The “Looking Glass” ponders economic and real estate trends through two distinct lenses: the optimist’s “glass half-full” and the pessimist’s “glass half-empty.”
Buzz: Home seekers in Riverside and San Bernardino counties — whether their hunt is to buy or to rent — have seen costs soar in the pandemic era nearly as much as anywhere in the nation.
Debate: How long can Inland Empire housing stay an “affordable” place to live?
Source: My trusty spreadsheet’s review of Zillow stats on home values and rents in the nation’s 50 largest metropolitan areas — a roster that includes six in California. Key figure: The two-year changes since February 2020, the last time the economy was coronavirus-free.
Inland Empire still has California’s cheapest homes among its six big metros.
The typical $555,853 value is below Sacramento’s $595,005, San Diego’s $880,414, Los Angeles-Orange County’s $892,558; San Francisco’s $1.43 million and San Jose’s $1.63 million.
Those last three metros are the nation’s priciest vs. the U.S. lows of Oklahoma City at $204,073, Cleveland at $204,808, and Pittsburgh at $206,604.
As for typical rents, Inland Empire at $2,537 a month is cheaper statewide than all but Sacramento’s $2,212. Next up the price scale is San Diego at $2,778, L.A.-O.C. at $2,816, San Jose at $3,059 and San Francisco at $3,084.
U.S. highs? San Francisco and San Jose then Miami at $2,871. Lows? Buffalo at $1,132, Milwaukee at $1,179, and Louisville at $1,196.
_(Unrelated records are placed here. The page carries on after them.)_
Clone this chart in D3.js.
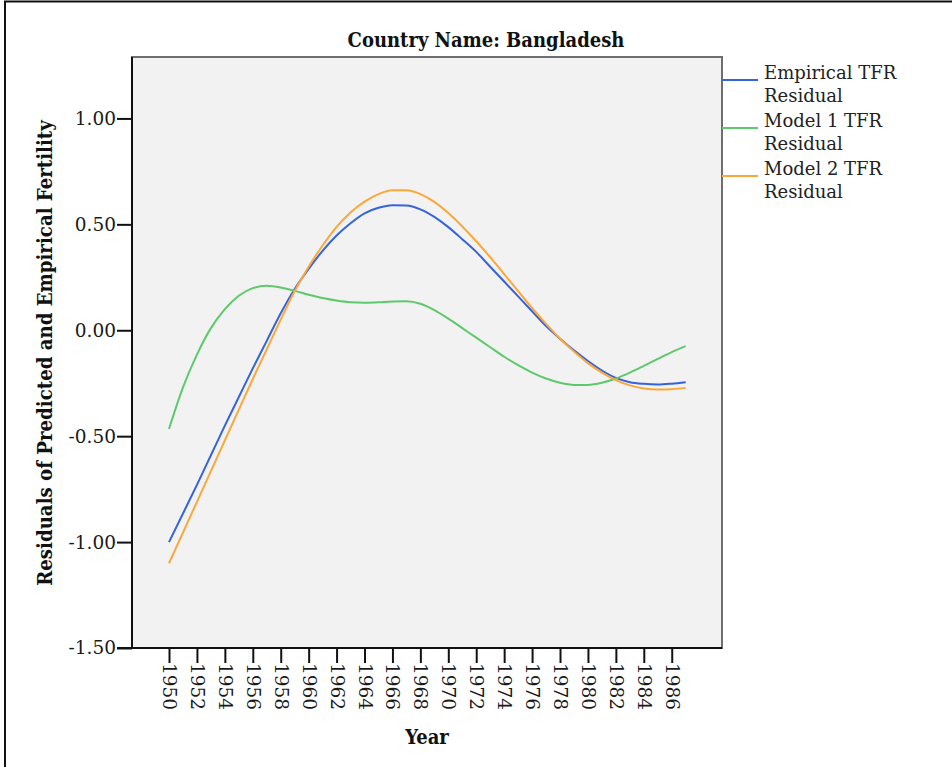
<!DOCTYPE html>
<html>
<head>
<meta charset="utf-8">
<script src="https://cdn.jsdelivr.net/npm/d3@7"></script>
<style>
  html, body { margin: 0; padding: 0; background: #fff; }
  svg { display: block; }
</style>
</head>
<body>
<script>
// Residuals of predicted and empirical total fertility rate, Bangladesh
const years = d3.range(1950, 1988);

const empiricalResidual = [
  -1.00, -0.865, -0.73, -0.59, -0.45, -0.315, -0.18, -0.05, 0.08, 0.195,
  0.29, 0.375, 0.447, 0.505, 0.552, 0.578, 0.59, 0.589, 0.571, 0.535,
  0.487, 0.43, 0.37, 0.30, 0.23, 0.16, 0.09, 0.02, -0.04, -0.095,
  -0.145, -0.19, -0.225, -0.245, -0.253, -0.256, -0.252, -0.245
];
const model1Residual = [
  -0.466, -0.27, -0.115, 0.01, 0.10, 0.163, 0.199, 0.21, 0.202, 0.186,
  0.168, 0.152, 0.14, 0.132, 0.13, 0.132, 0.136, 0.137, 0.125, 0.095,
  0.055, 0.01, -0.035, -0.08, -0.125, -0.165, -0.20, -0.228, -0.248, -0.258,
  -0.258, -0.248, -0.228, -0.20, -0.168, -0.135, -0.103, -0.075
];
const model2Residual = [
  -1.10, -0.955, -0.81, -0.665, -0.52, -0.375, -0.23, -0.09, 0.05, 0.185,
  0.30, 0.40, 0.488, 0.556, 0.607, 0.643, 0.661, 0.661, 0.643, 0.606,
  0.553, 0.49, 0.42, 0.345, 0.265, 0.185, 0.105, 0.03, -0.04, -0.10,
  -0.155, -0.20, -0.235, -0.26, -0.275, -0.28, -0.278, -0.272
];

const seriesNames = ["Empirical TFR Residual", "Model 1 TFR Residual", "Model 2 TFR Residual"];
const seriesColors = ["#3563db", "#5ec96c", "#fba73a"];
const yTicks = [1.0, 0.5, 0.0, -0.5, -1.0, -1.5];
const xTicks = d3.range(1950, 1988, 2);

const series = [empiricalResidual, model1Residual, model2Residual].map((vals, i) => ({
  name: seriesNames[i],
  color: seriesColors[i],
  points: years.map((y, j) => ({ year: y, value: vals[j] }))
}));

const W = 952, H = 767;
const plot = { left: 132, top: 57, right: 722, bottom: 648 };

const svg = d3.select("body").append("svg").attr("width", W).attr("height", H);

// outer frame
svg.append("rect")
  .attr("x", 5).attr("y", 1.5).attr("width", W + 20).attr("height", H + 20)
  .attr("fill", "none").attr("stroke", "#111").attr("stroke-width", 2);

const x = d3.scaleLinear().domain([1947.35, 1989.6]).range([plot.left, plot.right]);
const y = d3.scaleLinear().domain([-1.5, 1.29]).range([plot.bottom, plot.top]);

const serif = "'DejaVu Serif', serif";
const serifBold = "'DejaVu Serif Condensed', 'DejaVu Serif', serif";

// plot background
svg.append("rect")
  .attr("x", plot.left).attr("y", plot.top)
  .attr("width", plot.right - plot.left).attr("height", plot.bottom - plot.top)
  .attr("fill", "#f2f2f2").attr("stroke", "#6e6e6e").attr("stroke-width", 2);

// series lines
const line = d3.line()
  .x(d => x(d.year))
  .y(d => y(d.value))
  .curve(d3.curveMonotoneX);

const gLines = svg.append("g");
gLines.selectAll("path")
  .data(series)
  .join("path")
  .attr("d", d => line(d.points))
  .attr("fill", "none")
  .attr("stroke", d => d.color)
  .attr("stroke-width", 2);

// y axis (plain hyphen for negative values)
const fmt2 = d3.format(".2f");
const yAxis = d3.axisLeft(y)
  .tickValues(yTicks)
  .tickFormat(d => fmt2(d).replace("\u2212", "-"))
  .tickSize(15)
  .tickPadding(1);
const gy = svg.append("g")
  .attr("transform", `translate(${plot.left},0)`)
  .call(yAxis);
gy.select(".domain").attr("stroke", "#111").attr("stroke-width", 2)
  .attr("d", `M0,${plot.top}V${plot.bottom}`);
gy.selectAll(".tick line").attr("stroke", "#111").attr("stroke-width", 2);
gy.selectAll(".tick text")
  .attr("font-family", serif).attr("font-size", 18.5).attr("fill", "#1a1a1a");

// x axis
const xAxis = d3.axisBottom(x)
  .tickValues(xTicks)
  .tickFormat(d3.format("d"))
  .tickSize(15)
  .tickPadding(2);
const gx = svg.append("g")
  .attr("transform", `translate(0,${plot.bottom})`)
  .call(xAxis);
gx.select(".domain").attr("stroke", "#111").attr("stroke-width", 2)
  .attr("d", `M${plot.left - 15},0H${plot.right}`);
gx.selectAll(".tick line").attr("stroke", "#111").attr("stroke-width", 2);
gx.selectAll(".tick text")
  .attr("font-family", serif).attr("font-size", 18.5).attr("fill", "#1a1a1a")
  .attr("text-anchor", "start")
  .attr("dy", null)
  .attr("transform", "rotate(90)")
  .attr("x", 15)
  .attr("y", 0)
  .attr("dominant-baseline", "central");

// title
svg.append("text")
  .attr("x", 486).attr("y", 47)
  .attr("text-anchor", "middle")
  .attr("font-family", serifBold).attr("font-weight", "bold").attr("font-size", 20)
  .attr("fill", "#111")
  .text("Country Name: Bangladesh");

// axis titles
svg.append("text")
  .attr("x", 427).attr("y", 744)
  .attr("text-anchor", "middle")
  .attr("font-family", serifBold).attr("font-weight", "bold").attr("font-size", 20)
  .attr("fill", "#111")
  .text("Year");

svg.append("text")
  .attr("transform", "translate(52,353) rotate(-90)")
  .attr("text-anchor", "middle")
  .attr("font-family", serifBold).attr("font-weight", "bold").attr("font-size", 20.2)
  .attr("fill", "#111")
  .text("Residuals of Predicted and Empirical Fertility");

// legend
const legend = svg.append("g").attr("transform", "translate(722,0)");
const legendRows = legend.selectAll("g")
  .data(series)
  .join("g")
  .attr("transform", (d, i) => `translate(0,${80 + i * 48})`);
legendRows.append("line")
  .attr("x1", 0).attr("x2", 36).attr("y1", 0).attr("y2", 0)
  .attr("stroke", d => d.color).attr("stroke-width", 2);
legendRows.append("text")
  .attr("font-family", serif).attr("font-size", 18).attr("fill", "#222")
  .each(function(d) {
    const words = d.name.split(" ");
    const first = words.slice(0, words.length - 1).join(" ");
    const second = words[words.length - 1];
    const t = d3.select(this);
    t.append("tspan").attr("x", 42).attr("y", -1).text(first);
    t.append("tspan").attr("x", 42).attr("y", 22).text(second);
  });
</script>
</body>
</html>
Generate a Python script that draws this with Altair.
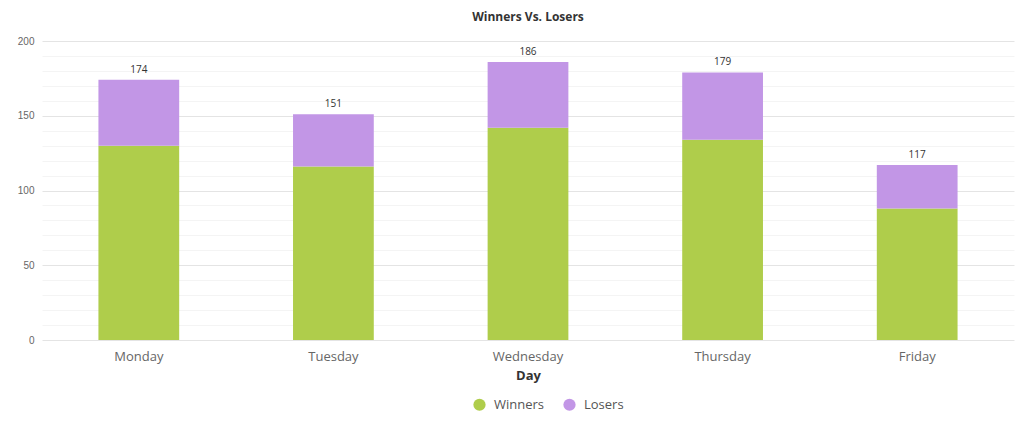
import altair as alt
import pandas as pd

days = ["Monday", "Tuesday", "Wednesday", "Thursday", "Friday"]
winners = [130, 116, 142, 134, 88]
losers = [44, 35, 44, 45, 29]
series = ["Winners", "Losers"]
colors = ["#afcd4b", "#c296e6"]
y_ticks = list(range(0, 201, 10))

rows = []
for d, w, l in zip(days, winners, losers):
    rows.append({"Day": d, "Series": "Winners", "Value": w, "ord": 0})
    rows.append({"Day": d, "Series": "Losers", "Value": l, "ord": 1})
df = pd.DataFrame(rows)
totals = pd.DataFrame({"Day": days, "Total": [w + l for w, l in zip(winners, losers)]})

FONT = "Open Sans"

y_axis = alt.Axis(
    values=y_ticks,
    labelExpr="datum.value % 50 === 0 ? datum.label : ''",
    labelFontSize=10, labelColor="#666666", labelFont="Liberation Sans",
    labelPadding=8, ticks=False, domain=False,
    gridColor={"condition": {"test": "datum.value % 50 === 0", "value": "#e4e4e4"}, "value": "#f4f4f4"},
    gridWidth=1,
)
y_scale = alt.Scale(domain=[0, 200], nice=False)

x_axis = alt.Axis(
    labelAngle=0, labelFontSize=13, labelColor="#666666", labelFont=FONT,
    titleFontSize=13, titleFontWeight="bold", titleColor="#333333", titleFont=FONT,
    titlePadding=6, labelPadding=10, ticks=False, domain=False,
    grid=False,
)
x_scale = alt.Scale(paddingInner=0.585, paddingOuter=0.29)

bars = alt.Chart(df).mark_bar(opacity=1).encode(
    x=alt.X("Day:N", sort=days, title="Day", scale=x_scale, axis=x_axis),
    y=alt.Y("Value:Q", stack="zero", title=None, scale=y_scale, axis=y_axis),
    color=alt.Color(
        "Series:N",
        scale=alt.Scale(domain=series, range=colors),
        legend=alt.Legend(
            title=None, orient="none", direction="horizontal",
            legendX=431, legendY=357,
            symbolType="circle", symbolSize=150, symbolStrokeWidth=0,
            labelFontSize=13, labelColor="#555555", labelFont=FONT,
            columnPadding=18, symbolOffset=0, labelOffset=8,
        ),
    ),
    order=alt.Order("ord:Q", sort="ascending"),
)

labels = alt.Chart(totals).mark_text(
    dy=-5, fontSize=10, color="#333333", font=FONT, baseline="bottom"
).encode(
    x=alt.X("Day:N", sort=days, title="Day", scale=x_scale, axis=x_axis),
    y=alt.Y("Total:Q", title=None, scale=y_scale, axis=y_axis),
    text="Total:Q",
)

chart = (
    alt.layer(bars, labels)
    .properties(
        width=972,
        height=299,
        title=alt.TitleParams(
            "Winners Vs. Losers", fontSize=12, fontWeight="bold", color="#333333",
            font=FONT, anchor="middle", offset=12,
        ),
        autosize=alt.AutoSizeParams(type="none"),
        padding={"left": 34, "top": 33, "right": 2, "bottom": 82},
        view=alt.ViewBackground(strokeWidth=0, strokeOpacity=0),
    )
    .configure_view(strokeWidth=0, strokeOpacity=0)
    .configure_axis(domain=False)
    .configure_axisX(grid=False)
    .configure_axisBand(grid=False)
    .configure(background="white")
)

chart.save("out.html", embed_options={"renderer": "svg", "actions": False})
Riverside and San Bernardino counties rank high among U.S. metros for big jumps in home values and rents in the pandemic era.
The Inland Empire’s 43.6% home-price gain at over two years was California’s No. 2 increase and No. 8 among the 50 big U.S. metros.
Statewide, it trailed only San Diego’s at 44%. Next came Sacramento, at 37% then L.A.-O.C. and San Jose at 30%, and San Francisco at 26%.
U.S. highs? Austin at 69%, Phoenix at 55%, and Tampa at 50%. Lows? New York at 21%, Baltimore and Washington, D.C., at 22%.
Renters felt similar price pain. Inland Empire had California’s biggest rent hike at 31% in two years — a jump that ranked fifth-largest nationally.
Next statewide was San Diego at 22%, Sacramento at 21%, L.A.-O.C. at 14%, San Jose at 2% and San Francisco at 1%.
Biggest rent hikes nationally were Tampa and Miami at 37%, and Phoenix at 35%. San Francisco and San Jose were the national lows followed by Boston at 5.5%;.
Riverside and San Bernardino counties have long provided an “affordable” living alternative for the budget-conscious Southern Californians. The pandemic created a need for larger living spaces and reduced commutes — a double-plus for moving inland from the coast.
But that rush created by the odd pandemic economy thinned Inland Empire’s housing savings.
Two years ago, a typical Inland Empire home was 43% cheaper than L.A.-O.C., according to Zillow values. In 2022, prices are just 38% lower.
Tenant savings narrowed far more dramatically. In 2020, Inland Empire rents were 22% cheaper. Today, just 10%.
Or look at the limited savings possibilities this way: Only seven big U.S. metros have pricier homes than Riverside and San Bernardino counties in 2022 — and just 12 have rents that are more expensive.